◆ DIRECTIVE ◆
Without the pictures, set down every line of the data exactly.
— Start DATA SHOWN —
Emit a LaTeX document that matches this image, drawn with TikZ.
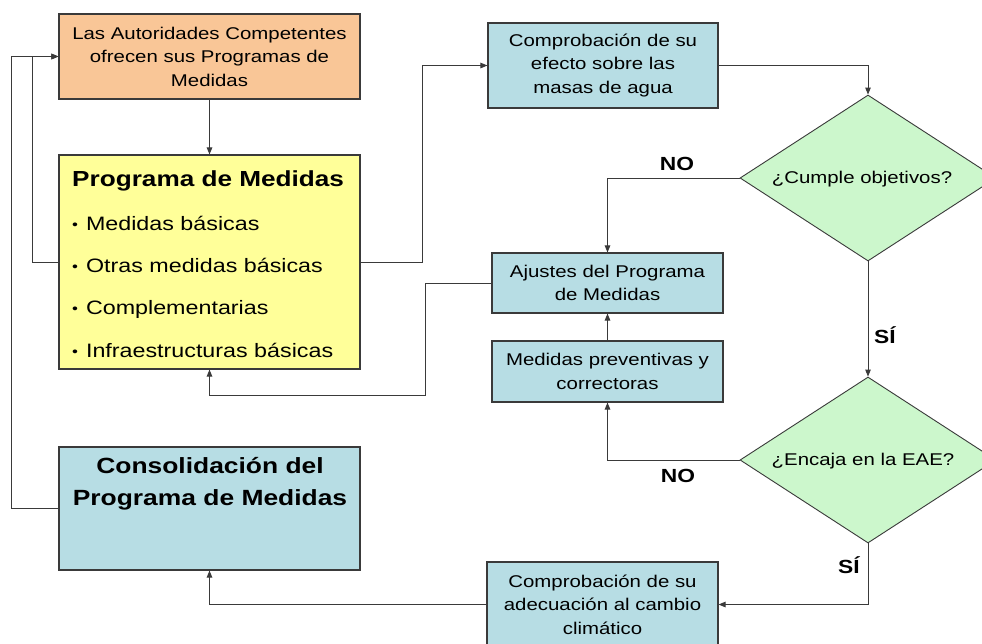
\documentclass[tikz,border=0pt]{standalone}
\usepackage{fontspec}
\setmainfont{Liberation Sans}[FakeStretch=1.2]
\usetikzlibrary{arrows.meta,shapes.geometric}
\definecolor{orangeC}{HTML}{F9C697}
\definecolor{yellowC}{HTML}{FFFF99}
\definecolor{tealC}{HTML}{B7DDE4}
\definecolor{greenC}{HTML}{CCF7CC}
\definecolor{lineC}{HTML}{3A3A3A}
\newcommand{\smallbul}{\raisebox{0.8pt}{\fontsize{14}{14}\selectfont•}\hspace{1.5pt}\ }
\begin{document}
\begin{tikzpicture}[x=1pt,y=-1pt,
  box/.style={draw=lineC, line width=1.1pt, rectangle, inner sep=0pt, align=center},
  dia/.style={draw=lineC, line width=0.9pt, diamond, fill=greenC, inner sep=0pt, minimum width=256pt, minimum height=166pt},
  arr/.style={draw=lineC, line width=1pt, -{Triangle[length=7pt,width=5.5pt]}},
  txt/.style={font=\fontsize{17}{23.5}\selectfont, align=center},
  lbl/.style={font=\bfseries\fontsize{19}{20}\selectfont, inner sep=0pt},
  itemtxt/.style={anchor=base west, inner sep=0pt, font=\fontsize{19.4}{22}\selectfont}]
\clip (0,0) rectangle (982,643);
\fill[white] (0,0) rectangle (982,643);

% boxes
\node[box, txt, fill=orangeC, minimum width=301pt, minimum height=85pt] (auth) at (209.5,56.5) {Las Autoridades Competentes\\ofrecen sus Programas de\\Medidas};
\node[box, fill=yellowC, minimum width=301pt, minimum height=214pt] (prog) at (209.5,262) {};
\node[anchor=base west, inner sep=0pt, font=\bfseries\fontsize{21.8}{24}\selectfont] (progtitle) at (72,186) {Programa de Medidas};
\node[itemtxt] (it1) at (72,230) {\smallbul Medidas básicas};
\node[itemtxt] (it2) at (72,272) {\smallbul Otras medidas básicas};
\node[itemtxt] (it3) at (72,314.5) {\smallbul Complementarias};
\node[itemtxt] (it4) at (72,357) {\smallbul Infraestructuras básicas};

\node[box, fill=tealC, minimum width=301pt, minimum height=123pt] (cons) at (209.5,508.5) {};
\node[align=center, inner sep=0pt, font=\bfseries\fontsize{22}{32}\selectfont] (constext) at (210,484) {Consolidación del\\Programa de Medidas};

\node[box, txt, fill=tealC, minimum width=230pt, minimum height=85pt] (comp1) at (603,65.5) {Comprobación de su\\efecto sobre las\\masas de agua};
\node[box, txt, fill=tealC, minimum width=231pt, minimum height=60pt] (aj) at (607.5,283) {Ajustes del Programa\\de Medidas};
\node[box, txt, fill=tealC, minimum width=231pt, minimum height=61pt] (mp) at (607.5,371.5) {Medidas preventivas y\\correctoras};
\node[box, txt, fill=tealC, minimum width=231pt, minimum height=85pt] (comp2) at (602.5,604.5) {Comprobación de su\\adecuación al cambio\\climático};

% decisions
\node[dia] (d1) at (868,178) {};
\node[txt, inner sep=0pt] (d1t) at (862,179) {¿Cumple objetivos?};
\node[dia] (d2) at (868,460) {};
\node[txt, inner sep=0pt] (d2t) at (863,461) {¿Encaja en la EAE?};

% labels
\node[lbl] (no1) at (677,164) {NO};
\node[lbl] (no2) at (678,476) {NO};
\node[lbl] (si1) at (885,335) {SÍ};
\node[lbl] (si2) at (849,565) {SÍ};

% connectors
\draw[arr] (auth) -- (prog);
\draw[arr] (prog.east) -- ++(62,0) |- (comp1.west);
\draw[arr] (comp1.east) -| (d1.north);
\draw[arr] (d1.west) -| (aj.north);
\draw[arr] (d1.south) -- (d2.north);
\draw[arr] (d2.west) -| (mp.south);
\draw[arr] (mp.north) -- (aj.south);
\coordinate (c1) at (425,395);
\draw[arr] (aj.west) -| (c1) -| (prog.south);
\draw[arr] (d2.south) |- (comp2.east);
\draw[arr] (comp2.west) -| (cons.south);
\draw[arr] (cons.west) -- ++(-47,0) |- (auth.west);
\draw[arr] (prog.west) -- ++(-26,0) |- (auth.west);
\end{tikzpicture}
\end{document}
— End DATA SHOWN —
◆ IN RESPONSE ◆
Emit a LaTeX document that matches this image, drawn with TikZ.
\documentclass[tikz,border=0pt]{standalone}
\usepackage{fontspec}
\setmainfont{Liberation Sans}[FakeStretch=1.2]
\usetikzlibrary{arrows.meta,shapes.geometric}
\definecolor{orangeC}{HTML}{F9C697}
\definecolor{yellowC}{HTML}{FFFF99}
\definecolor{tealC}{HTML}{B7DDE4}
\definecolor{greenC}{HTML}{CCF7CC}
\definecolor{lineC}{HTML}{3A3A3A}
\newcommand{\smallbul}{\raisebox{0.8pt}{\fontsize{14}{14}\selectfont•}\hspace{1.5pt}\ }
\begin{document}
\begin{tikzpicture}[x=1pt,y=-1pt,
  box/.style={draw=lineC, line width=1.1pt, rectangle, inner sep=0pt, align=center},
  dia/.style={draw=lineC, line width=0.9pt, diamond, fill=greenC, inner sep=0pt, minimum width=256pt, minimum height=166pt},
  arr/.style={draw=lineC, line width=1pt, -{Triangle[length=7pt,width=5.5pt]}},
  txt/.style={font=\fontsize{17}{23.5}\selectfont, align=center},
  lbl/.style={font=\bfseries\fontsize{19}{20}\selectfont, inner sep=0pt},
  itemtxt/.style={anchor=base west, inner sep=0pt, font=\fontsize{19.4}{22}\selectfont}]
\clip (0,0) rectangle (982,643);
\fill[white] (0,0) rectangle (982,643);

% boxes
\node[box, txt, fill=orangeC, minimum width=301pt, minimum height=85pt] (auth) at (209.5,56.5) {Las Autoridades Competentes\\ofrecen sus Programas de\\Medidas};
\node[box, fill=yellowC, minimum width=301pt, minimum height=214pt] (prog) at (209.5,262) {};
\node[anchor=base west, inner sep=0pt, font=\bfseries\fontsize{21.8}{24}\selectfont] (progtitle) at (72,186) {Programa de Medidas};
\node[itemtxt] (it1) at (72,230) {\smallbul Medidas básicas};
\node[itemtxt] (it2) at (72,272) {\smallbul Otras medidas básicas};
\node[itemtxt] (it3) at (72,314.5) {\smallbul Complementarias};
\node[itemtxt] (it4) at (72,357) {\smallbul Infraestructuras básicas};

\node[box, fill=tealC, minimum width=301pt, minimum height=123pt] (cons) at (209.5,508.5) {};
\node[align=center, inner sep=0pt, font=\bfseries\fontsize{22}{32}\selectfont] (constext) at (210,484) {Consolidación del\\Programa de Medidas};

\node[box, txt, fill=tealC, minimum width=230pt, minimum height=85pt] (comp1) at (603,65.5) {Comprobación de su\\efecto sobre las\\masas de agua};
\node[box, txt, fill=tealC, minimum width=231pt, minimum height=60pt] (aj) at (607.5,283) {Ajustes del Programa\\de Medidas};
\node[box, txt, fill=tealC, minimum width=231pt, minimum height=61pt] (mp) at (607.5,371.5) {Medidas preventivas y\\correctoras};
\node[box, txt, fill=tealC, minimum width=231pt, minimum height=85pt] (comp2) at (602.5,604.5) {Comprobación de su\\adecuación al cambio\\climático};

% decisions
\node[dia] (d1) at (868,178) {};
\node[txt, inner sep=0pt] (d1t) at (862,179) {¿Cumple objetivos?};
\node[dia] (d2) at (868,460) {};
\node[txt, inner sep=0pt] (d2t) at (863,461) {¿Encaja en la EAE?};

% labels
\node[lbl] (no1) at (677,164) {NO};
\node[lbl] (no2) at (678,476) {NO};
\node[lbl] (si1) at (885,335) {SÍ};
\node[lbl] (si2) at (849,565) {SÍ};

% connectors
\draw[arr] (auth) -- (prog);
\draw[arr] (prog.east) -- ++(62,0) |- (comp1.west);
\draw[arr] (comp1.east) -| (d1.north);
\draw[arr] (d1.west) -| (aj.north);
\draw[arr] (d1.south) -- (d2.north);
\draw[arr] (d2.west) -| (mp.south);
\draw[arr] (mp.north) -- (aj.south);
\coordinate (c1) at (425,395);
\draw[arr] (aj.west) -| (c1) -| (prog.south);
\draw[arr] (d2.south) |- (comp2.east);
\draw[arr] (comp2.west) -| (cons.south);
\draw[arr] (cons.west) -- ++(-47,0) |- (auth.west);
\draw[arr] (prog.west) -- ++(-26,0) |- (auth.west);
\end{tikzpicture}
\end{document}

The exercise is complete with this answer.